From the early 1920s to the mid-1970s, cinematographer James Wong Howe shot more than 130 features and scored ten Oscar nominations and two wins. His use of deep focus and wide-angle lenses on William K. Howard’s Transatlantic (1931) presaged Gregg Toland’s work on Orson Welles’s Citizen Kane ten years later. With a handheld camera, he swirled around John Garfield in the boxing ring for Robert Rossen’s Body and Soul (1947)—on roller skates. If the mood of a scene called for natural light, he might use the reflection off tin cans rather than plug in an electric light and fiddle with filters. How It’s Done: The Cinema of James Wong Howe, a nineteen-film retrospective, opens tomorrow at the Museum of the Moving Image in New York and runs through June 26.
Wong Howe spent the first five years of his life in China before his father moved the family to the humble town of Pasco, Washington, where he ran a general store. The boy was bullied in school, and as a teen, Wong Howe took up boxing for a couple of years. In Los Angeles, he swept floors and worked as a clapper boy at Famous Players-Lasky Studios before eventually landing a job as an assistant to cinematographer Alvin Wyckoff.
The pivotal moment in Wong Howe’s early career came when he was called to shoot stills of Mary Miles Minter for Charles Maigne’s Drums of Fate (1923), a silent drama that has since been lost. At the time, studios were shooting with orthographic film, which tends to read blue as white, sinking blue-eyed actors into the silent era’s version of the uncanny valley. Wong Howe had Minter look at a black velvet curtain behind him, and the reflection gave her eyes a more natural hue. He used the same trick for all her close-ups. “The word went around at cocktail parties that Mary Miles Minter had imported herself an Oriental cameraman, who hid behind a velvet curtain and magically made her eyes turn dark,” Wong Howe said. “After that, I was never out of work.”

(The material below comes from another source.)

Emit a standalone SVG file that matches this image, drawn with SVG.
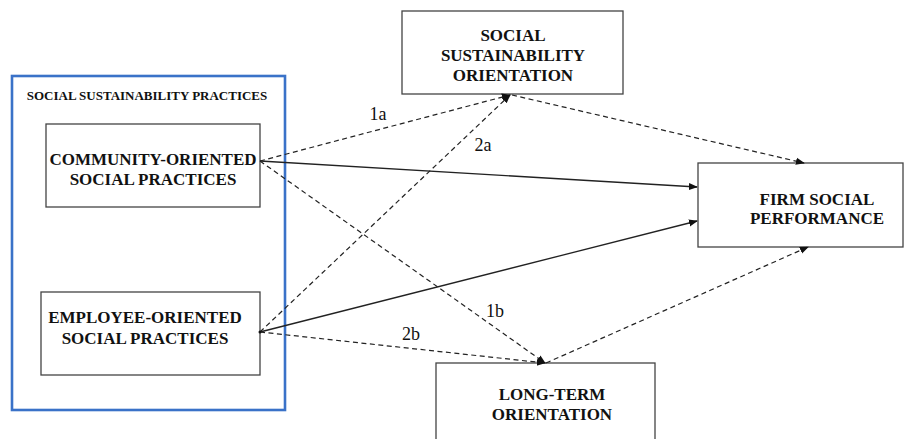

Wong Howe won his first Oscar for his work on Daniel Mann’s The Rose Tattoo (1955), starring Anna Magnani and Burt Lancaster, and it was Lancaster who insisted that Wong Howe shoot Alexander Mackendrick’s Sweet Smell of Success (1957). Written by Clifford Odets and Ernest Lehman, the noirish story of a Broadway gossip columnist and a press agent trying to play each other is known for its rat-a-tat dialogue (“Match me, Sydney”), but Paul Cronin suggests giving it another watch with the sound off. “Assisted in no small part by cinematographer James Wong Howe’s crisp, glistening, high-contrast location photography, his low-angled, smoke-filled framing and technique of washing the walls ‘with oil to get the glitter,’ Mackendrick understood how much of the storytelling’s heavy lifting could be done with blocking, costumes, lighting, props, and the camera,” wrote Cronin in 2011.
Working with Martin Ritt on Hud (1963), Wong Howe won his second Oscar, and as Nicolas Rapold notes in the Financial Times, he “later spoke of lighting each actor to channel their ‘inner quality,’ including Melvyn Douglas’s weathered patriarch, somber in shadow. Paul Newman rarely looked better than here as the brash, handsome lady-killer Hud, swaggering and leaning in Wong Howe’s compositions.”
Wong Howe’s work on John Frankenheimer’s Seconds (1966), the story of a middle-aged banker who fakes his own death and takes on a new identity, is a virtual showcase of his inventive versatility. “Body-mounted cameras and headache-inducing wide-angle lenses show the perspective of a man (John Randolph, looking like a miserable Jacques Tati) who is full of regret and uncomfortable in his own skin,” writes Rapold. “When he becomes a new person (Rock Hudson), Wong Howe shoots scenes of a beach-house party and a proto-hippie Bacchanalia with mobile camerawork that suggests reckless abandon.” Rapold wraps his survey of an illustrious career with a word from renowned British cinematographer Roger Deakins: “With all of our modern technology there is no one who can match James Wong Howe’s ability to control light in the service of the story.”